*PROVIDED MATERIAL*:
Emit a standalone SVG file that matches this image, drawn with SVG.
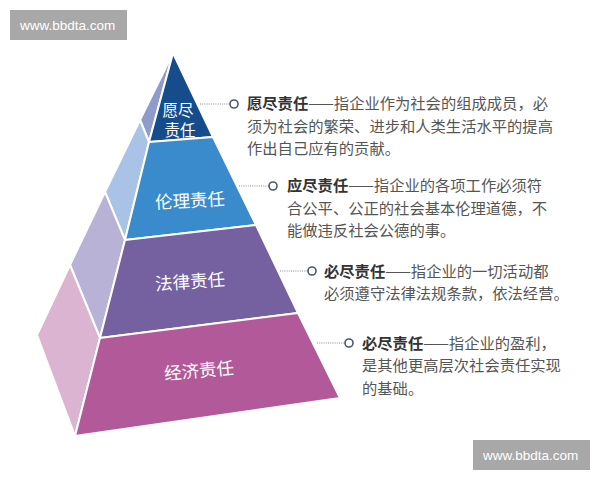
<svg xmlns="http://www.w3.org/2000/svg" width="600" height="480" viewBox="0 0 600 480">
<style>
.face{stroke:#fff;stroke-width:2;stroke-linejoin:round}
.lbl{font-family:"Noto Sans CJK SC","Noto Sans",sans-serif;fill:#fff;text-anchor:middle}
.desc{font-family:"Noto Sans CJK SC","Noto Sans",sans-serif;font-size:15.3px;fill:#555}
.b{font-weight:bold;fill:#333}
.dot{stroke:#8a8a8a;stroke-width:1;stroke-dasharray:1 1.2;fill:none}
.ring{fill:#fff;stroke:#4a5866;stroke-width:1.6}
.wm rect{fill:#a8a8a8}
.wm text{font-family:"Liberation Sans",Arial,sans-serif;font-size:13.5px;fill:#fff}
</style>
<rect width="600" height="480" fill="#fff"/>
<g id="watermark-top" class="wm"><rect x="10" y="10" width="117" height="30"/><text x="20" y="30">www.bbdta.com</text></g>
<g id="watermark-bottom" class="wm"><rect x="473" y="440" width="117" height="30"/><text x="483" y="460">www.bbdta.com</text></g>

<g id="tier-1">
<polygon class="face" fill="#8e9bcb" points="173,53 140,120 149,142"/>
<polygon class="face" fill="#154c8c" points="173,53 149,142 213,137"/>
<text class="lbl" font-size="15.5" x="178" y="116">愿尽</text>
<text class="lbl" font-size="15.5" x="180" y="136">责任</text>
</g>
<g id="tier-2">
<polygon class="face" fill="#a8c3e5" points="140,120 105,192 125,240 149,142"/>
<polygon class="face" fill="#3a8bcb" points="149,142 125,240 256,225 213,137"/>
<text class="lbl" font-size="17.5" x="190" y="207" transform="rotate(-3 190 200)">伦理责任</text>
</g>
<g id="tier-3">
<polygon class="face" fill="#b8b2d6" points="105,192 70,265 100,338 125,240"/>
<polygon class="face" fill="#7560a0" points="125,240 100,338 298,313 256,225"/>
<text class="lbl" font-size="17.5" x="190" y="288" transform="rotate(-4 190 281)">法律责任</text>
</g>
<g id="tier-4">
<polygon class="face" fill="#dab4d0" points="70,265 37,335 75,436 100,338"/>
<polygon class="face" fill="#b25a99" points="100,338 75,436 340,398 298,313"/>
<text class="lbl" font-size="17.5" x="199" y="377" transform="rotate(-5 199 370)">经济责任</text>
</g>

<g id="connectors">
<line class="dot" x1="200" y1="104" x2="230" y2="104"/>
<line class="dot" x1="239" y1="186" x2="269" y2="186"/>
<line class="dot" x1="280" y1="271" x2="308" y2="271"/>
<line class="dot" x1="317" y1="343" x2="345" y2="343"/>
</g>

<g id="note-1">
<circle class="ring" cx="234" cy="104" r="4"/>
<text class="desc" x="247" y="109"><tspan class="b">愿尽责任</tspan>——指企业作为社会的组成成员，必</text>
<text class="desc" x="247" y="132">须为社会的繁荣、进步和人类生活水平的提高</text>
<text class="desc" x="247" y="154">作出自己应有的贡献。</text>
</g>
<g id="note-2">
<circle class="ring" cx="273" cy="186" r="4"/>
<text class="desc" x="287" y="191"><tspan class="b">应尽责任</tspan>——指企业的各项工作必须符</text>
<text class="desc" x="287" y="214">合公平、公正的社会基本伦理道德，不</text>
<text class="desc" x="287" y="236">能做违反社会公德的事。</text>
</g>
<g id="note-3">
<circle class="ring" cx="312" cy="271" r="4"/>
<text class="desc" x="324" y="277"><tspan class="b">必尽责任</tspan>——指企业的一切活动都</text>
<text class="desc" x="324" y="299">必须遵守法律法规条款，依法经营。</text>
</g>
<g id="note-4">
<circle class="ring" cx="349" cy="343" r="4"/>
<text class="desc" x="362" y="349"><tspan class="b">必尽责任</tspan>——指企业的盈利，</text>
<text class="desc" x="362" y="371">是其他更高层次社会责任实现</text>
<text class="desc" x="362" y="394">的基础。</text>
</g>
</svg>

*EXERCISE INSTRUCTIONS*: Your task is to repeat the material above exactly, without its pictures.

*TASK RESULT*:
Emit a standalone SVG file that matches this image, drawn with SVG.
<svg xmlns="http://www.w3.org/2000/svg" width="600" height="480" viewBox="0 0 600 480">
<style>
.face{stroke:#fff;stroke-width:2;stroke-linejoin:round}
.lbl{font-family:"Noto Sans CJK SC","Noto Sans",sans-serif;fill:#fff;text-anchor:middle}
.desc{font-family:"Noto Sans CJK SC","Noto Sans",sans-serif;font-size:15.3px;fill:#555}
.b{font-weight:bold;fill:#333}
.dot{stroke:#8a8a8a;stroke-width:1;stroke-dasharray:1 1.2;fill:none}
.ring{fill:#fff;stroke:#4a5866;stroke-width:1.6}
.wm rect{fill:#a8a8a8}
.wm text{font-family:"Liberation Sans",Arial,sans-serif;font-size:13.5px;fill:#fff}
</style>
<rect width="600" height="480" fill="#fff"/>
<g id="watermark-top" class="wm"><rect x="10" y="10" width="117" height="30"/><text x="20" y="30">www.bbdta.com</text></g>
<g id="watermark-bottom" class="wm"><rect x="473" y="440" width="117" height="30"/><text x="483" y="460">www.bbdta.com</text></g>

<g id="tier-1">
<polygon class="face" fill="#8e9bcb" points="173,53 140,120 149,142"/>
<polygon class="face" fill="#154c8c" points="173,53 149,142 213,137"/>
<text class="lbl" font-size="15.5" x="178" y="116">愿尽</text>
<text class="lbl" font-size="15.5" x="180" y="136">责任</text>
</g>
<g id="tier-2">
<polygon class="face" fill="#a8c3e5" points="140,120 105,192 125,240 149,142"/>
<polygon class="face" fill="#3a8bcb" points="149,142 125,240 256,225 213,137"/>
<text class="lbl" font-size="17.5" x="190" y="207" transform="rotate(-3 190 200)">伦理责任</text>
</g>
<g id="tier-3">
<polygon class="face" fill="#b8b2d6" points="105,192 70,265 100,338 125,240"/>
<polygon class="face" fill="#7560a0" points="125,240 100,338 298,313 256,225"/>
<text class="lbl" font-size="17.5" x="190" y="288" transform="rotate(-4 190 281)">法律责任</text>
</g>
<g id="tier-4">
<polygon class="face" fill="#dab4d0" points="70,265 37,335 75,436 100,338"/>
<polygon class="face" fill="#b25a99" points="100,338 75,436 340,398 298,313"/>
<text class="lbl" font-size="17.5" x="199" y="377" transform="rotate(-5 199 370)">经济责任</text>
</g>

<g id="connectors">
<line class="dot" x1="200" y1="104" x2="230" y2="104"/>
<line class="dot" x1="239" y1="186" x2="269" y2="186"/>
<line class="dot" x1="280" y1="271" x2="308" y2="271"/>
<line class="dot" x1="317" y1="343" x2="345" y2="343"/>
</g>

<g id="note-1">
<circle class="ring" cx="234" cy="104" r="4"/>
<text class="desc" x="247" y="109"><tspan class="b">愿尽责任</tspan>——指企业作为社会的组成成员，必</text>
<text class="desc" x="247" y="132">须为社会的繁荣、进步和人类生活水平的提高</text>
<text class="desc" x="247" y="154">作出自己应有的贡献。</text>
</g>
<g id="note-2">
<circle class="ring" cx="273" cy="186" r="4"/>
<text class="desc" x="287" y="191"><tspan class="b">应尽责任</tspan>——指企业的各项工作必须符</text>
<text class="desc" x="287" y="214">合公平、公正的社会基本伦理道德，不</text>
<text class="desc" x="287" y="236">能做违反社会公德的事。</text>
</g>
<g id="note-3">
<circle class="ring" cx="312" cy="271" r="4"/>
<text class="desc" x="324" y="277"><tspan class="b">必尽责任</tspan>——指企业的一切活动都</text>
<text class="desc" x="324" y="299">必须遵守法律法规条款，依法经营。</text>
</g>
<g id="note-4">
<circle class="ring" cx="349" cy="343" r="4"/>
<text class="desc" x="362" y="349"><tspan class="b">必尽责任</tspan>——指企业的盈利，</text>
<text class="desc" x="362" y="371">是其他更高层次社会责任实现</text>
<text class="desc" x="362" y="394">的基础。</text>
</g>
</svg>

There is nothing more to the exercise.